▸ WRITTEN TASK: Transcribe the listing that follows in full, omitting pictures.

Source code of charts
::::
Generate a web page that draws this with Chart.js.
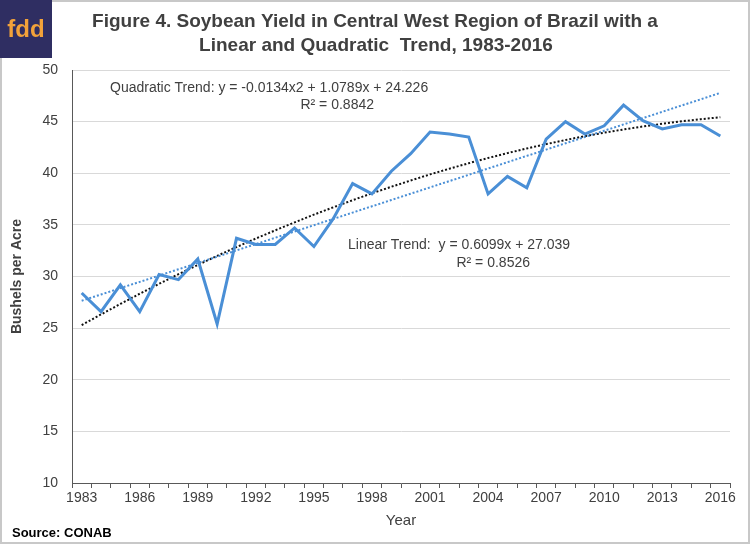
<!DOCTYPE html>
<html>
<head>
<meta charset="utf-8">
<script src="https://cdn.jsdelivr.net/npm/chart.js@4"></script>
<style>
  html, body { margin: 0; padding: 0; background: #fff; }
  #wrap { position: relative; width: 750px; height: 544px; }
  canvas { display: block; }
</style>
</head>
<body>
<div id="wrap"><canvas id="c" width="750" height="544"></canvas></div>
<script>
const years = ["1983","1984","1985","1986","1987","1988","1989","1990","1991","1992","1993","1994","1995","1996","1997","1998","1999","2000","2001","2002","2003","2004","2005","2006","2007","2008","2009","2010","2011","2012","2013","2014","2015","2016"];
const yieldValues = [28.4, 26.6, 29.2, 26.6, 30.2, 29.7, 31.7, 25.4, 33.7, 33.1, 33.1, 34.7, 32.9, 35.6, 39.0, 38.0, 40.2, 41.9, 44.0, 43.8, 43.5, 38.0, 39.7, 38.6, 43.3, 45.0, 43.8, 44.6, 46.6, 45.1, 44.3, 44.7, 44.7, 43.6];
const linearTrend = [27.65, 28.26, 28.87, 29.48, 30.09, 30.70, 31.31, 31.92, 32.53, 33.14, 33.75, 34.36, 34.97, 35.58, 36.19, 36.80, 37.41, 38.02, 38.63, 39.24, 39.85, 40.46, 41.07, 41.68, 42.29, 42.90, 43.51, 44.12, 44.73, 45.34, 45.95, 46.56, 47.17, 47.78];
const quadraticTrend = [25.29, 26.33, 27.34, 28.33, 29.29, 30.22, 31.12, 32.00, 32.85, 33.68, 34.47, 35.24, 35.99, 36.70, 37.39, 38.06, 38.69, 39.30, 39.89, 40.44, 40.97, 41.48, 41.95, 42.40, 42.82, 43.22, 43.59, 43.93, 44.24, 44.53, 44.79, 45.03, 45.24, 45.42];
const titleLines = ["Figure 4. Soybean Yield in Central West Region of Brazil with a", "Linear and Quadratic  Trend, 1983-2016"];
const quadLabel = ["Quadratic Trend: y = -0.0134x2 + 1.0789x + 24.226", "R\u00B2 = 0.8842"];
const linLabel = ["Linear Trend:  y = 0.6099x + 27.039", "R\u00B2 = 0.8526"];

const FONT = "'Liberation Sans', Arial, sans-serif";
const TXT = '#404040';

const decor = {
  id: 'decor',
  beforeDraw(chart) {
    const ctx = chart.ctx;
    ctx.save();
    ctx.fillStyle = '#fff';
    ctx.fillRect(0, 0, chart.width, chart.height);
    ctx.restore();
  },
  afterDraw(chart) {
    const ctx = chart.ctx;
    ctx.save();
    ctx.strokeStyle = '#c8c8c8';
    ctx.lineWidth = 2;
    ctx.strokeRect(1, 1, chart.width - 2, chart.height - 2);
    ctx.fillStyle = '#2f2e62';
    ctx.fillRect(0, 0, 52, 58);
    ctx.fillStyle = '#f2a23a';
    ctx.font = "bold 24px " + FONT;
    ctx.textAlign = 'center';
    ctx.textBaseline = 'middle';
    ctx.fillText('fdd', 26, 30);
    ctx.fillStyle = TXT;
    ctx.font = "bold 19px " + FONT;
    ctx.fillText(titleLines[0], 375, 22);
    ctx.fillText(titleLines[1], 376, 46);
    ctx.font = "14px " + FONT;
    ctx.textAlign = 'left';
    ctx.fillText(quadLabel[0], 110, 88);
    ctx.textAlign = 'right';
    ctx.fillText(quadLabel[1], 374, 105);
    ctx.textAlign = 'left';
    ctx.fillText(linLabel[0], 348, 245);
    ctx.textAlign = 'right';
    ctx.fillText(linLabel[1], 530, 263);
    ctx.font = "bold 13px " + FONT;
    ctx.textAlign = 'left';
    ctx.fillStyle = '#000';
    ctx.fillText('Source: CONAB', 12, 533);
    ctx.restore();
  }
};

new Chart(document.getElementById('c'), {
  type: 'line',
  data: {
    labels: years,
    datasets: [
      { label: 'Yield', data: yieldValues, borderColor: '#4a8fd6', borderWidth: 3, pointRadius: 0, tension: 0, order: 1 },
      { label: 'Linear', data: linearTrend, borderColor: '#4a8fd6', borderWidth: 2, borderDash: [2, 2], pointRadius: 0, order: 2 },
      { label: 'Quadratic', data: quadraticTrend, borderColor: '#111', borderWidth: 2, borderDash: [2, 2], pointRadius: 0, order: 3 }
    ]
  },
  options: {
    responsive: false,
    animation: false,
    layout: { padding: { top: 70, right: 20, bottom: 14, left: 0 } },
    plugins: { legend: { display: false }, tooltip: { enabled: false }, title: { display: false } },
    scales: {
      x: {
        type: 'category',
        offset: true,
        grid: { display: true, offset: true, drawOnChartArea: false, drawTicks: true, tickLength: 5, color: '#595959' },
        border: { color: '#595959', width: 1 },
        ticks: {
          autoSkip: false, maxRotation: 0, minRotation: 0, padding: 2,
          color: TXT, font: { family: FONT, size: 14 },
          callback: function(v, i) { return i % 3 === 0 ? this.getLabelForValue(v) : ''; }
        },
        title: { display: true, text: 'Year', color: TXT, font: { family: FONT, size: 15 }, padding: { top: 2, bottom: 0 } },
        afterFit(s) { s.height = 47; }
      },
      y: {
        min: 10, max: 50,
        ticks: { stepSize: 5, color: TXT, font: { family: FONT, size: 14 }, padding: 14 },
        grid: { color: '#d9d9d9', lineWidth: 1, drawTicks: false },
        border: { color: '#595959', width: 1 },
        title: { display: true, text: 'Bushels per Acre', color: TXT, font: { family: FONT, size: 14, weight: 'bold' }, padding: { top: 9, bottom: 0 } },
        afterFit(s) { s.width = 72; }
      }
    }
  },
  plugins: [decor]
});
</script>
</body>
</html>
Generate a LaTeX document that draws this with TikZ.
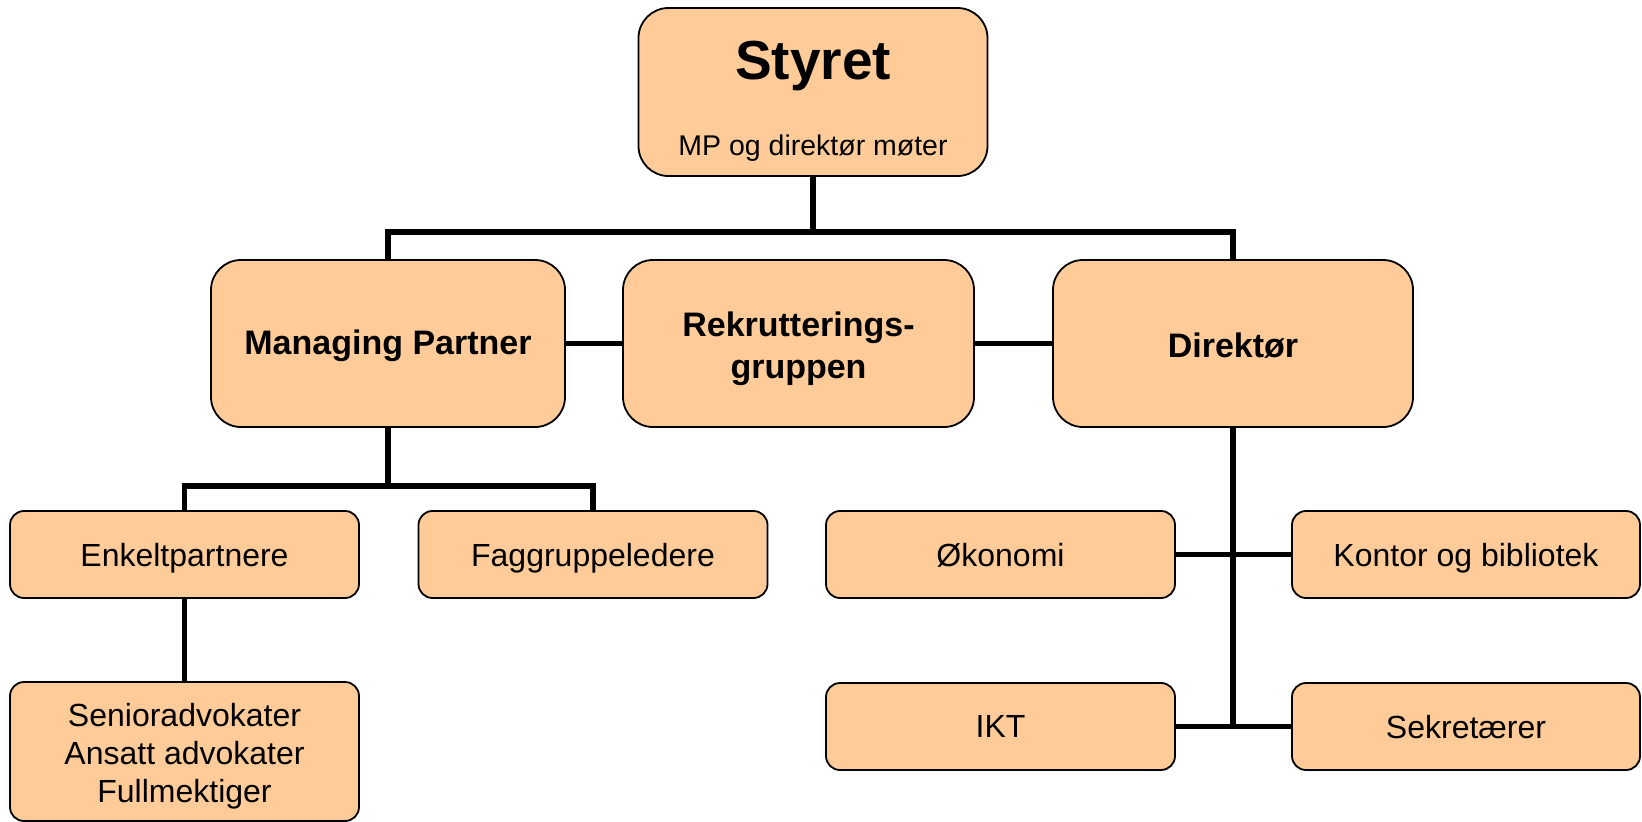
::::
▸ TASK ANSWER:
Generate a web page that draws this with Chart.js.
<!DOCTYPE html>
<html>
<head>
<meta charset="utf-8">
<script src="https://cdn.jsdelivr.net/npm/chart.js@4"></script>
<style>
  html, body { margin: 0; padding: 0; background: #fff; }
  #wrap { position: relative; width: 750px; height: 544px; }
  canvas { display: block; }
</style>
</head>
<body>
<div id="wrap"><canvas id="c" width="750" height="544"></canvas></div>
<script>
const years = ["1983","1984","1985","1986","1987","1988","1989","1990","1991","1992","1993","1994","1995","1996","1997","1998","1999","2000","2001","2002","2003","2004","2005","2006","2007","2008","2009","2010","2011","2012","2013","2014","2015","2016"];
const yieldValues = [28.4, 26.6, 29.2, 26.6, 30.2, 29.7, 31.7, 25.4, 33.7, 33.1, 33.1, 34.7, 32.9, 35.6, 39.0, 38.0, 40.2, 41.9, 44.0, 43.8, 43.5, 38.0, 39.7, 38.6, 43.3, 45.0, 43.8, 44.6, 46.6, 45.1, 44.3, 44.7, 44.7, 43.6];
const linearTrend = [27.65, 28.26, 28.87, 29.48, 30.09, 30.70, 31.31, 31.92, 32.53, 33.14, 33.75, 34.36, 34.97, 35.58, 36.19, 36.80, 37.41, 38.02, 38.63, 39.24, 39.85, 40.46, 41.07, 41.68, 42.29, 42.90, 43.51, 44.12, 44.73, 45.34, 45.95, 46.56, 47.17, 47.78];
const quadraticTrend = [25.29, 26.33, 27.34, 28.33, 29.29, 30.22, 31.12, 32.00, 32.85, 33.68, 34.47, 35.24, 35.99, 36.70, 37.39, 38.06, 38.69, 39.30, 39.89, 40.44, 40.97, 41.48, 41.95, 42.40, 42.82, 43.22, 43.59, 43.93, 44.24, 44.53, 44.79, 45.03, 45.24, 45.42];
const titleLines = ["Figure 4. Soybean Yield in Central West Region of Brazil with a", "Linear and Quadratic  Trend, 1983-2016"];
const quadLabel = ["Quadratic Trend: y = -0.0134x2 + 1.0789x + 24.226", "R\u00B2 = 0.8842"];
const linLabel = ["Linear Trend:  y = 0.6099x + 27.039", "R\u00B2 = 0.8526"];

const FONT = "'Liberation Sans', Arial, sans-serif";
const TXT = '#404040';

const decor = {
  id: 'decor',
  beforeDraw(chart) {
    const ctx = chart.ctx;
    ctx.save();
    ctx.fillStyle = '#fff';
    ctx.fillRect(0, 0, chart.width, chart.height);
    ctx.restore();
  },
  afterDraw(chart) {
    const ctx = chart.ctx;
    ctx.save();
    ctx.strokeStyle = '#c8c8c8';
    ctx.lineWidth = 2;
    ctx.strokeRect(1, 1, chart.width - 2, chart.height - 2);
    ctx.fillStyle = '#2f2e62';
    ctx.fillRect(0, 0, 52, 58);
    ctx.fillStyle = '#f2a23a';
    ctx.font = "bold 24px " + FONT;
    ctx.textAlign = 'center';
    ctx.textBaseline = 'middle';
    ctx.fillText('fdd', 26, 30);
    ctx.fillStyle = TXT;
    ctx.font = "bold 19px " + FONT;
    ctx.fillText(titleLines[0], 375, 22);
    ctx.fillText(titleLines[1], 376, 46);
    ctx.font = "14px " + FONT;
    ctx.textAlign = 'left';
    ctx.fillText(quadLabel[0], 110, 88);
    ctx.textAlign = 'right';
    ctx.fillText(quadLabel[1], 374, 105);
    ctx.textAlign = 'left';
    ctx.fillText(linLabel[0], 348, 245);
    ctx.textAlign = 'right';
    ctx.fillText(linLabel[1], 530, 263);
    ctx.font = "bold 13px " + FONT;
    ctx.textAlign = 'left';
    ctx.fillStyle = '#000';
    ctx.fillText('Source: CONAB', 12, 533);
    ctx.restore();
  }
};

new Chart(document.getElementById('c'), {
  type: 'line',
  data: {
    labels: years,
    datasets: [
      { label: 'Yield', data: yieldValues, borderColor: '#4a8fd6', borderWidth: 3, pointRadius: 0, tension: 0, order: 1 },
      { label: 'Linear', data: linearTrend, borderColor: '#4a8fd6', borderWidth: 2, borderDash: [2, 2], pointRadius: 0, order: 2 },
      { label: 'Quadratic', data: quadraticTrend, borderColor: '#111', borderWidth: 2, borderDash: [2, 2], pointRadius: 0, order: 3 }
    ]
  },
  options: {
    responsive: false,
    animation: false,
    layout: { padding: { top: 70, right: 20, bottom: 14, left: 0 } },
    plugins: { legend: { display: false }, tooltip: { enabled: false }, title: { display: false } },
    scales: {
      x: {
        type: 'category',
        offset: true,
        grid: { display: true, offset: true, drawOnChartArea: false, drawTicks: true, tickLength: 5, color: '#595959' },
        border: { color: '#595959', width: 1 },
        ticks: {
          autoSkip: false, maxRotation: 0, minRotation: 0, padding: 2,
          color: TXT, font: { family: FONT, size: 14 },
          callback: function(v, i) { return i % 3 === 0 ? this.getLabelForValue(v) : ''; }
        },
        title: { display: true, text: 'Year', color: TXT, font: { family: FONT, size: 15 }, padding: { top: 2, bottom: 0 } },
        afterFit(s) { s.height = 47; }
      },
      y: {
        min: 10, max: 50,
        ticks: { stepSize: 5, color: TXT, font: { family: FONT, size: 14 }, padding: 14 },
        grid: { color: '#d9d9d9', lineWidth: 1, drawTicks: false },
        border: { color: '#595959', width: 1 },
        title: { display: true, text: 'Bushels per Acre', color: TXT, font: { family: FONT, size: 14, weight: 'bold' }, padding: { top: 9, bottom: 0 } },
        afterFit(s) { s.width = 72; }
      }
    }
  },
  plugins: [decor]
});
</script>
</body>
</html>
Generate a LaTeX document that draws this with TikZ.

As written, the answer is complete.